Dataset records
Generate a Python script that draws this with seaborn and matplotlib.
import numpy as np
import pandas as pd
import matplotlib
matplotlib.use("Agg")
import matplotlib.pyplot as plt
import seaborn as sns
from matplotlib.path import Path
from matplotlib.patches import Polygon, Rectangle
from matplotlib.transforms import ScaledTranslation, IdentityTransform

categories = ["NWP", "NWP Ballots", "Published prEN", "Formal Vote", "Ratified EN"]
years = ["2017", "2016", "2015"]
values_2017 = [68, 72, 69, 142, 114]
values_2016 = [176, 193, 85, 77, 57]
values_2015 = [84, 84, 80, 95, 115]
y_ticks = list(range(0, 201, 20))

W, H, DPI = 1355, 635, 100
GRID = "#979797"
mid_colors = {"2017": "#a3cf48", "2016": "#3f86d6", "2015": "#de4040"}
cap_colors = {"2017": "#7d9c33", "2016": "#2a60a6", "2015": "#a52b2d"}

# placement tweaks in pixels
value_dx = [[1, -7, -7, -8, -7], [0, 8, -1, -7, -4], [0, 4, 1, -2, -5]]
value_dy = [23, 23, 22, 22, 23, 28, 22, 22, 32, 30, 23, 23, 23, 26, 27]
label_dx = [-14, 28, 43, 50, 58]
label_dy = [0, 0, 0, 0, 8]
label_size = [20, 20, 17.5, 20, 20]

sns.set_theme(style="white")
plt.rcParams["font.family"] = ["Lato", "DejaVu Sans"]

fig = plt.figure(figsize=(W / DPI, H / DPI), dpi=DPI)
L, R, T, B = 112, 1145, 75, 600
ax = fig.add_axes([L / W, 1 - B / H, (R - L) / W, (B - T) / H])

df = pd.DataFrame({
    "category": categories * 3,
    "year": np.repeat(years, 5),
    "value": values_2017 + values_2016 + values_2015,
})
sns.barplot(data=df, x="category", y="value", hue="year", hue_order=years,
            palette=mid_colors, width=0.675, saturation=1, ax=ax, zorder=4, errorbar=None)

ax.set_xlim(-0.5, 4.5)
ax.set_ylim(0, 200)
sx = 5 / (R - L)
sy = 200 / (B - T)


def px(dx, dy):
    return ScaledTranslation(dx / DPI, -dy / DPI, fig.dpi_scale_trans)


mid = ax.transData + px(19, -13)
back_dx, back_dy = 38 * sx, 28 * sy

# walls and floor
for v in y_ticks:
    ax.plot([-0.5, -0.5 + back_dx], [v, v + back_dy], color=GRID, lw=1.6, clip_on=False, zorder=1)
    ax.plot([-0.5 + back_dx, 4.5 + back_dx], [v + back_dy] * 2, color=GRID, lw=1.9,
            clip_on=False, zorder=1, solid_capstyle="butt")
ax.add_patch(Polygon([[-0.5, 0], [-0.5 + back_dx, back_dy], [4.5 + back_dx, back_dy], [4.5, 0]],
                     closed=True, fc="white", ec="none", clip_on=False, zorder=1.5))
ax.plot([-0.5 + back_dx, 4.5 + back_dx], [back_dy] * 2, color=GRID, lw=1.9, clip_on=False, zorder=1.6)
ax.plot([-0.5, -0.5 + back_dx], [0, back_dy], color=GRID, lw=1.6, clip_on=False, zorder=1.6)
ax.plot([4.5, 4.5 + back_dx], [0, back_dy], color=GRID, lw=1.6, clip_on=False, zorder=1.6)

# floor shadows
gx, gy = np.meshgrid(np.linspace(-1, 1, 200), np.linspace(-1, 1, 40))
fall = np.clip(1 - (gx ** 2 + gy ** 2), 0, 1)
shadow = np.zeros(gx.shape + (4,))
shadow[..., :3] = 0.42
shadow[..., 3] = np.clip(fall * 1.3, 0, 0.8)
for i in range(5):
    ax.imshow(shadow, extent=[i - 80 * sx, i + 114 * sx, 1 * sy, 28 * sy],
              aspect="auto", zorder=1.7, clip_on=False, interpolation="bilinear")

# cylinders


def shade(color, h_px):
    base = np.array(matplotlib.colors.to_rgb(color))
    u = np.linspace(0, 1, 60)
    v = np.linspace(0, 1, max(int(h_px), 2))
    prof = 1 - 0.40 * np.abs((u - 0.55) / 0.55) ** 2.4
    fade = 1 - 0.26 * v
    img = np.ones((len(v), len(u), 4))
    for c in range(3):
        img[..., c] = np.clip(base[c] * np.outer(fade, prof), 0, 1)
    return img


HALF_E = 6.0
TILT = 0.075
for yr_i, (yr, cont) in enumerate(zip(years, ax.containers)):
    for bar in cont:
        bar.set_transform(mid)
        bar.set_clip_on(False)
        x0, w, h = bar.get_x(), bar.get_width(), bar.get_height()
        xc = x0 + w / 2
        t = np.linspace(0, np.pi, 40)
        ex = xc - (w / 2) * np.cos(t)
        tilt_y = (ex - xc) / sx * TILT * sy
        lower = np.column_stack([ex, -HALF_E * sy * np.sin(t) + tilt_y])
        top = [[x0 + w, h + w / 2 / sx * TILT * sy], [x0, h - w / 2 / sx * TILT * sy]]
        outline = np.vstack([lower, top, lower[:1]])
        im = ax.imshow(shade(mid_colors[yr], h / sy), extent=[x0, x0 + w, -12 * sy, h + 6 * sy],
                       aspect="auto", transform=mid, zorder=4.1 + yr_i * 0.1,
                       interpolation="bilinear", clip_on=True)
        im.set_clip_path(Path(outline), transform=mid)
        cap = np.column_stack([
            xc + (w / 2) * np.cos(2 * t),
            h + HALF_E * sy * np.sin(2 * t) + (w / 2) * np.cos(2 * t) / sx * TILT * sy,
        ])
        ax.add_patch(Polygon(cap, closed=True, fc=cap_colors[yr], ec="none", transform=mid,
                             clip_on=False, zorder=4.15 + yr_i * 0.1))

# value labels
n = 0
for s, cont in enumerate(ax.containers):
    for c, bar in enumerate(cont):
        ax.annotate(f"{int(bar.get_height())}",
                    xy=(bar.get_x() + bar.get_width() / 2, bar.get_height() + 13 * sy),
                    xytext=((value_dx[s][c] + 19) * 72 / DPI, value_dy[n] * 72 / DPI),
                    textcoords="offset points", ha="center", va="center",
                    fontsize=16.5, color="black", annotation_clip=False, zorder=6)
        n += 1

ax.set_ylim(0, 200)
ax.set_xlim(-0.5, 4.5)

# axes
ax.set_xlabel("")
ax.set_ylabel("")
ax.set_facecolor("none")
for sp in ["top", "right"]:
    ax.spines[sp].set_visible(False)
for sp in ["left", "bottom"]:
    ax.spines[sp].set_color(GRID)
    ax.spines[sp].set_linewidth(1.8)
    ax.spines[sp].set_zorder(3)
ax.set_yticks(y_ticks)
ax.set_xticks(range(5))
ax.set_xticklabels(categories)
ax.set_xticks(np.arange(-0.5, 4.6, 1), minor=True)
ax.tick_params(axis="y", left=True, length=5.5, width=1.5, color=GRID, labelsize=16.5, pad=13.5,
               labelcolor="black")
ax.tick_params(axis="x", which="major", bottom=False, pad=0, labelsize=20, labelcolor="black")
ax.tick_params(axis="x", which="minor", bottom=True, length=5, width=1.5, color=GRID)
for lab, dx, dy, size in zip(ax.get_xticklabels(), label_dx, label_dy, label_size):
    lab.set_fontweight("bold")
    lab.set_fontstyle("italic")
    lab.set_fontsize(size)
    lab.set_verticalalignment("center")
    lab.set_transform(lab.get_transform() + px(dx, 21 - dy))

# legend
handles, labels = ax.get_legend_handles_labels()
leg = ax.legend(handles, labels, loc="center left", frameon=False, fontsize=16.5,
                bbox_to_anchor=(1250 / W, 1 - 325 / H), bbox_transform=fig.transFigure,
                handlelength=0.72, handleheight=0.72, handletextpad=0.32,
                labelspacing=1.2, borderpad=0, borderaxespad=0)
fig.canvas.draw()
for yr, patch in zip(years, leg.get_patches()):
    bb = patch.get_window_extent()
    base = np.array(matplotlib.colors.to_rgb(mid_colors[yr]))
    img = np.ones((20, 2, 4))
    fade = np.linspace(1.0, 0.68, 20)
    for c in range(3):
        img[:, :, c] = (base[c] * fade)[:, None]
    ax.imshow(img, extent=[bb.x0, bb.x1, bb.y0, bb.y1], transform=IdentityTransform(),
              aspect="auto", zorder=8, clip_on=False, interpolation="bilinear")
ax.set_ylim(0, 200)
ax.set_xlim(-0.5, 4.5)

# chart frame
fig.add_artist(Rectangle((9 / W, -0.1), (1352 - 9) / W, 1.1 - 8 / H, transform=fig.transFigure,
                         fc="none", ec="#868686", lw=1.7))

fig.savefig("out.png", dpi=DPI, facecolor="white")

* * *

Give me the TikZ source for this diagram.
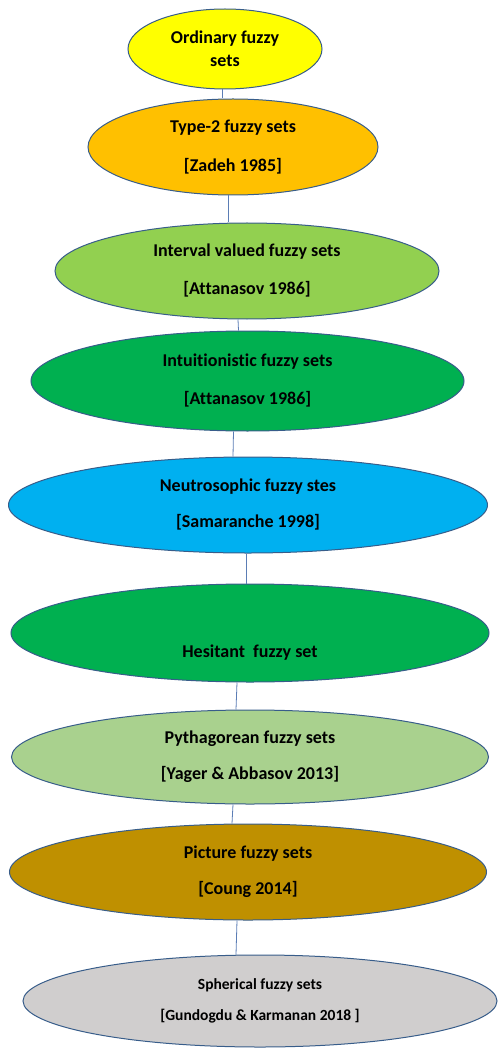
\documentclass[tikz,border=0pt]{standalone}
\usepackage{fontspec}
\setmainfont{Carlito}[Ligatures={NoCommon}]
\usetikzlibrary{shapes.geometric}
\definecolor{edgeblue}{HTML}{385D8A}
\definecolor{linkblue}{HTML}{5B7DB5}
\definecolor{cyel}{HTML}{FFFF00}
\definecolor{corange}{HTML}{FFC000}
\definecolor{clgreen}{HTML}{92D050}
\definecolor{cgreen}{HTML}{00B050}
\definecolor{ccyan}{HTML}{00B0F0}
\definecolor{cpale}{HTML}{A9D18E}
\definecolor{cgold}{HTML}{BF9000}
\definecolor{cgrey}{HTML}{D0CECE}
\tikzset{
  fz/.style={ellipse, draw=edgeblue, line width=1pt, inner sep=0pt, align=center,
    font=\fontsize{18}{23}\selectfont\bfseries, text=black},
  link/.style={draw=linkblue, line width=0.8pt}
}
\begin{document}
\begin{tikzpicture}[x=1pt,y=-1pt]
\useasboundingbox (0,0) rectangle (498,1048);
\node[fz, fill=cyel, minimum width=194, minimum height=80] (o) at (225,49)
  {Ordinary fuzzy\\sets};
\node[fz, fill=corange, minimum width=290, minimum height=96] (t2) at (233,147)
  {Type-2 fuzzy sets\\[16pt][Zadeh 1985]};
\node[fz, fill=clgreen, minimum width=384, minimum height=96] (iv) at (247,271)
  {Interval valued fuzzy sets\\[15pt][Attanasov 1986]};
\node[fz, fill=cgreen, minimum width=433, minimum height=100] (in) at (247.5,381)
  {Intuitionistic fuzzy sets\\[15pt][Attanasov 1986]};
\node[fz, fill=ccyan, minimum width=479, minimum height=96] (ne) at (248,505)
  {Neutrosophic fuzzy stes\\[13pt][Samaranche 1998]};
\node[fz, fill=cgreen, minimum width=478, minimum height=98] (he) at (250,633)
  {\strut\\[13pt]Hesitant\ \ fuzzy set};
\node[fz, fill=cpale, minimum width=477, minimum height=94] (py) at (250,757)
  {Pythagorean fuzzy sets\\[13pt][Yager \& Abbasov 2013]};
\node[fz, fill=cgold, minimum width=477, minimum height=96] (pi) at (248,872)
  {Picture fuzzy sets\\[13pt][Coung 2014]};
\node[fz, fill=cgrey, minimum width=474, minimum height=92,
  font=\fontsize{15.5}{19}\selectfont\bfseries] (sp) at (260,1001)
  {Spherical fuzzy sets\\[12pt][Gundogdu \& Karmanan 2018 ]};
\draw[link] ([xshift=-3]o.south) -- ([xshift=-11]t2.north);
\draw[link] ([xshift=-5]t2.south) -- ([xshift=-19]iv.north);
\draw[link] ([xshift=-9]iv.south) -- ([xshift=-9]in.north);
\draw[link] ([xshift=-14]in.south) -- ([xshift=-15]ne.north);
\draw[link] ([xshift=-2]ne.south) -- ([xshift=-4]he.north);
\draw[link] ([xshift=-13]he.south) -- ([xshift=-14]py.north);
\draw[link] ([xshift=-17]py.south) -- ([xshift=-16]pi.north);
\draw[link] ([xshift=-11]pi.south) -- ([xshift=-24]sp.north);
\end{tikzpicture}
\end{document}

▶ **INSTRUCTIONS TO FOLLOW**:
Each line that holds the word "this" should be extracted from the records.

▶ **RESPONSE**:
Generate a Python script that draws this with seaborn and matplotlib.
Give me the TikZ source for this diagram.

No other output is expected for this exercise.